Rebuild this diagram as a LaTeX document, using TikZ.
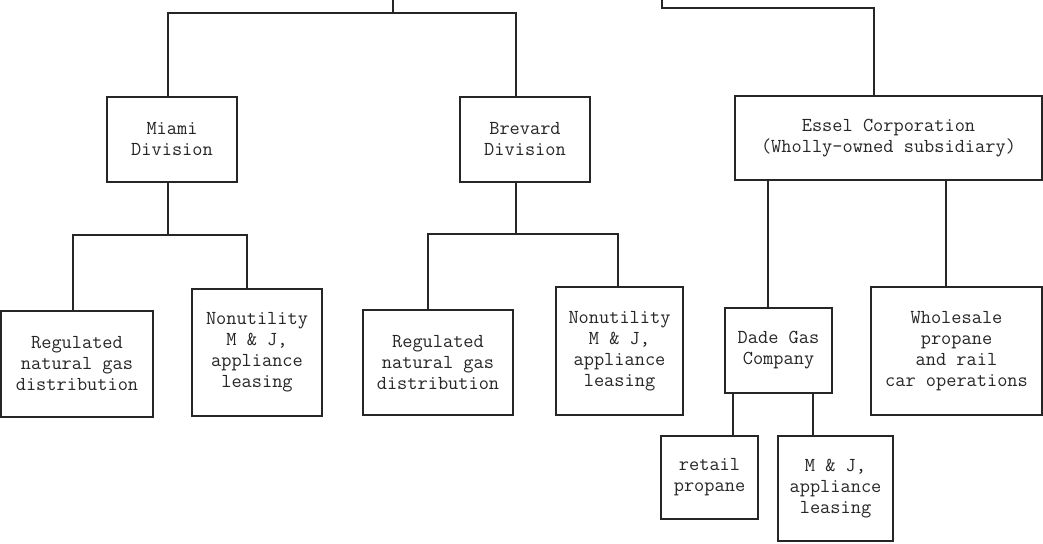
\documentclass[tikz,border=0pt]{standalone}
\usepackage{fontspec}
\begin{document}
\begin{tikzpicture}[x=1pt,y=-1pt,
  box/.style={draw=black!85, line width=1.4pt, align=center, inner sep=0pt,
    font=\ttfamily\fontsize{19.8}{21}\selectfont, text=black!85},
  conn/.style={draw=black!85, line width=1.4pt}]
\useasboundingbox[fill=white] (0,0) rectangle (1043,543);
% boxes
\node[box, minimum width=130pt, minimum height=85pt]  (miami)   at (172,139.5) {Miami\\Division};
\node[box, minimum width=130pt, minimum height=85pt]  (brevard) at (525,139.5) {Brevard\\Division};
\node[box, minimum width=307pt, minimum height=84pt]  (essel)   at (888.5,138) {Essel Corporation\\(Wholly-owned subsidiary)};
\node[box, minimum width=152pt, minimum height=106pt] (reg1)    at (77,364) {Regulated\\natural gas\\distribution};
\node[box, minimum width=130pt, minimum height=127pt] (non1)    at (257,352.5) {Nonutility\\M \& J,\\appliance\\leasing};
\node[box, minimum width=150pt, minimum height=105pt] (reg2)    at (438,362.5) {Regulated\\natural gas\\distribution};
\node[box, minimum width=127pt, minimum height=128pt] (non2)    at (619.5,351) {Nonutility\\M \& J,\\appliance\\leasing};
\node[box, minimum width=107pt, minimum height=85pt]  (dade)    at (778.5,350.5) {Dade Gas\\Company};
\node[box, minimum width=171pt, minimum height=128pt] (whole)   at (956.5,351) {Wholesale\\propane\\and rail\\car operations};
\node[box, minimum width=97pt,  minimum height=83pt]  (retail)  at (709.5,477.5) {retail\\propane};
\node[box, minimum width=115pt, minimum height=105pt] (mj)      at (835.5,488.5) {M \& J,\\appliance\\leasing};
% junction coordinates
\coordinate (t1) at (393,0);
\coordinate (j1) at (393,13);
\coordinate (ma) at (168,13);
\coordinate (ba) at (516,13);
\coordinate (t2) at (662,0);
\coordinate (j2) at (662,8);
\coordinate (ea) at (874,8);
\coordinate (mh) at (168,235);
\coordinate (mL) at (73,235);
\coordinate (mR) at (247,235);
\coordinate (bh) at (516,234);
\coordinate (bL) at (428,234);
\coordinate (bR) at (618,234);
\coordinate (eL) at (768,200);
\coordinate (eR) at (946,200);
\coordinate (dL) at (733,400);
\coordinate (dR) at (813,400);
% connectors
\draw[conn] (t1) -- (j1);
\draw[conn] (miami.north -| ma) -- (ma) -- (ba) -- (brevard.north -| ba);
\draw[conn] (t2) -- (j2) -- (ea) -- (essel.north -| ea);
\draw[conn] (miami.south -| mh) -- (mh);
\draw[conn] (reg1.north -| mL) -- (mL) -- (mR) -- (non1.north -| mR);
\draw[conn] (brevard.south -| bh) -- (bh);
\draw[conn] (reg2.north -| bL) -- (bL) -- (bR) -- (non2.north -| bR);
\draw[conn] (essel.south -| eL) -- (dade.north -| eL);
\draw[conn] (essel.south -| eR) -- (whole.north -| eR);
\draw[conn] (dade.south -| dL) -- (retail.north -| dL);
\draw[conn] (dade.south -| dR) -- (mj.north -| dR);
\end{tikzpicture}
\end{document}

= = =

Short problem —
Write out every line above exactly as it is, leaving out the pictures.

Result of this task —
Rebuild this diagram as a LaTeX document, using TikZ.
\documentclass[tikz,border=0pt]{standalone}
\usepackage{fontspec}
\begin{document}
\begin{tikzpicture}[x=1pt,y=-1pt,
  box/.style={draw=black!85, line width=1.4pt, align=center, inner sep=0pt,
    font=\ttfamily\fontsize{19.8}{21}\selectfont, text=black!85},
  conn/.style={draw=black!85, line width=1.4pt}]
\useasboundingbox[fill=white] (0,0) rectangle (1043,543);
% boxes
\node[box, minimum width=130pt, minimum height=85pt]  (miami)   at (172,139.5) {Miami\\Division};
\node[box, minimum width=130pt, minimum height=85pt]  (brevard) at (525,139.5) {Brevard\\Division};
\node[box, minimum width=307pt, minimum height=84pt]  (essel)   at (888.5,138) {Essel Corporation\\(Wholly-owned subsidiary)};
\node[box, minimum width=152pt, minimum height=106pt] (reg1)    at (77,364) {Regulated\\natural gas\\distribution};
\node[box, minimum width=130pt, minimum height=127pt] (non1)    at (257,352.5) {Nonutility\\M \& J,\\appliance\\leasing};
\node[box, minimum width=150pt, minimum height=105pt] (reg2)    at (438,362.5) {Regulated\\natural gas\\distribution};
\node[box, minimum width=127pt, minimum height=128pt] (non2)    at (619.5,351) {Nonutility\\M \& J,\\appliance\\leasing};
\node[box, minimum width=107pt, minimum height=85pt]  (dade)    at (778.5,350.5) {Dade Gas\\Company};
\node[box, minimum width=171pt, minimum height=128pt] (whole)   at (956.5,351) {Wholesale\\propane\\and rail\\car operations};
\node[box, minimum width=97pt,  minimum height=83pt]  (retail)  at (709.5,477.5) {retail\\propane};
\node[box, minimum width=115pt, minimum height=105pt] (mj)      at (835.5,488.5) {M \& J,\\appliance\\leasing};
% junction coordinates
\coordinate (t1) at (393,0);
\coordinate (j1) at (393,13);
\coordinate (ma) at (168,13);
\coordinate (ba) at (516,13);
\coordinate (t2) at (662,0);
\coordinate (j2) at (662,8);
\coordinate (ea) at (874,8);
\coordinate (mh) at (168,235);
\coordinate (mL) at (73,235);
\coordinate (mR) at (247,235);
\coordinate (bh) at (516,234);
\coordinate (bL) at (428,234);
\coordinate (bR) at (618,234);
\coordinate (eL) at (768,200);
\coordinate (eR) at (946,200);
\coordinate (dL) at (733,400);
\coordinate (dR) at (813,400);
% connectors
\draw[conn] (t1) -- (j1);
\draw[conn] (miami.north -| ma) -- (ma) -- (ba) -- (brevard.north -| ba);
\draw[conn] (t2) -- (j2) -- (ea) -- (essel.north -| ea);
\draw[conn] (miami.south -| mh) -- (mh);
\draw[conn] (reg1.north -| mL) -- (mL) -- (mR) -- (non1.north -| mR);
\draw[conn] (brevard.south -| bh) -- (bh);
\draw[conn] (reg2.north -| bL) -- (bL) -- (bR) -- (non2.north -| bR);
\draw[conn] (essel.south -| eL) -- (dade.north -| eL);
\draw[conn] (essel.south -| eR) -- (whole.north -| eR);
\draw[conn] (dade.south -| dL) -- (retail.north -| dL);
\draw[conn] (dade.south -| dR) -- (mj.north -| dR);
\end{tikzpicture}
\end{document}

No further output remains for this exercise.